The table shows that 10 sheets or tools are manageable for a financial engineering team. However, as the number of sheets or tools tends towards 100, the potential amount of work needed to maintain them is an order of magnitude higher. This is how some financial engineering teams ‘grind to a halt’; at one point, the maintenance work simply explodes. Often, a ‘capacity problem’ is blamed; ostensibly there is simply not enough staff to do all the work. However, it is often a case of the engineering team relying on manpower instead of machine power to do a lot of the work. The engineering team needs to start listening to the Matrix Principle: “never send a human to do a machine’s job”.

The first steps toward maximizing machine power are to create automated tests for all the teams’ spreadsheets and any other software tools they have developed.

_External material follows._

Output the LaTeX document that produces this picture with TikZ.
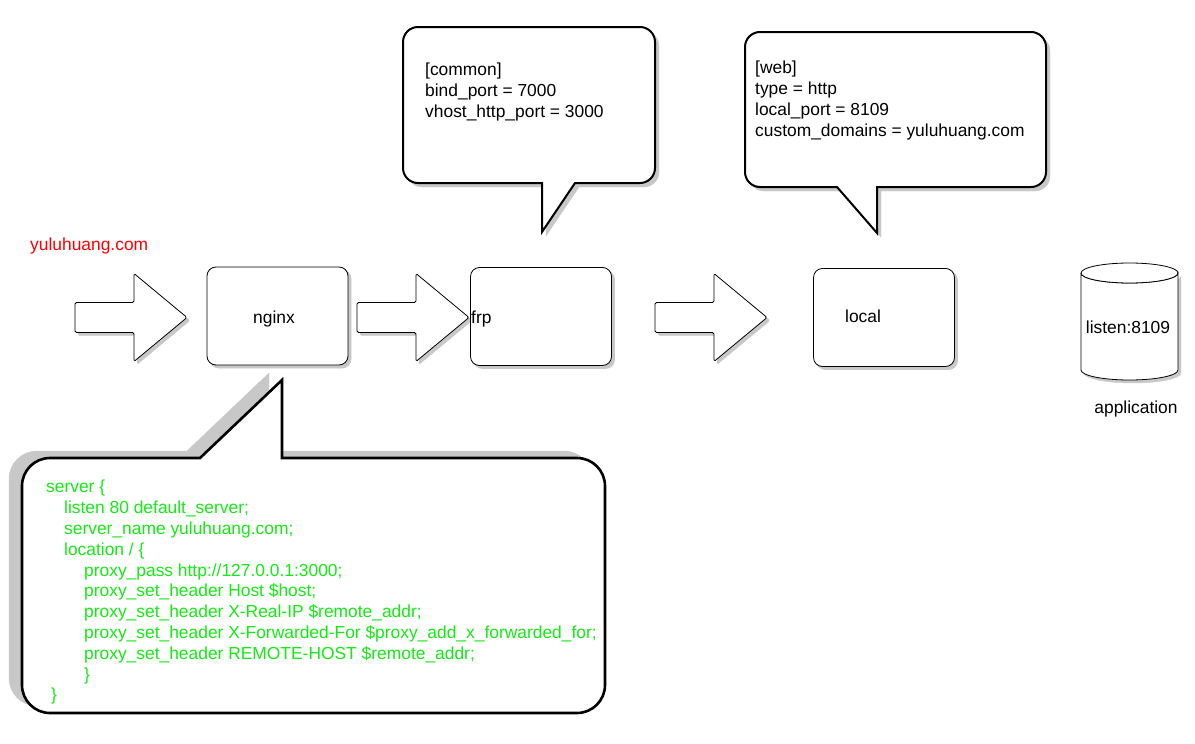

Our article ‘First Steps in Testing’ describes an easy path to getting started. It’s also the beginning of dealing with the square law of spreadsheets. Therefore, this technical practice has a direct influence on operational risk.

Other Factors: Requirements and Equation Reuse
Automated testing helps reduce the manpower to locate faults by being partially automated and by focusing the team on writing basic tests. However, there are two more things that can reduce the operational risk/labor:

• Reduce the number of sheets
• Reduce the amount of code in each sheet

By strictly managing the creation of new sheets – remember for every 10 new sheets there are 100 work units of maintenance – the total amount of work can be limited. With the same logic, retiring older sheets is also a way to reduce the number of sheets. By removing duplicated equations, for example by using VBA instead of copying and pasting equations between sheets, the amount of labor can also be reduced.

Finally, let’s reconsider the scenario laid out at the start of this article. In a team which has a thorough automated test-suite running on a regular basis, it may go something like this:

John receives a new e-mail. It’s an automated message from the test system, telling him that a test has failed on one the spreadsheets he is responsible for. Strange – he thought he’d checked that before committing the changes to the team’s repository. Still, the problem has to be in the changes he made to the sheet in the last hour – the time when the tests last passed. Quickly he realizes that he simply forgot to check in the new version of a library he was using, meaning the sheet was using an old library with a bug in it. It takes five minutes to fix the issue and re-run all the tests, which pass this time. Ella never needs to talk to John who happily moves onto his next task, pausing only to give thanks to the test system.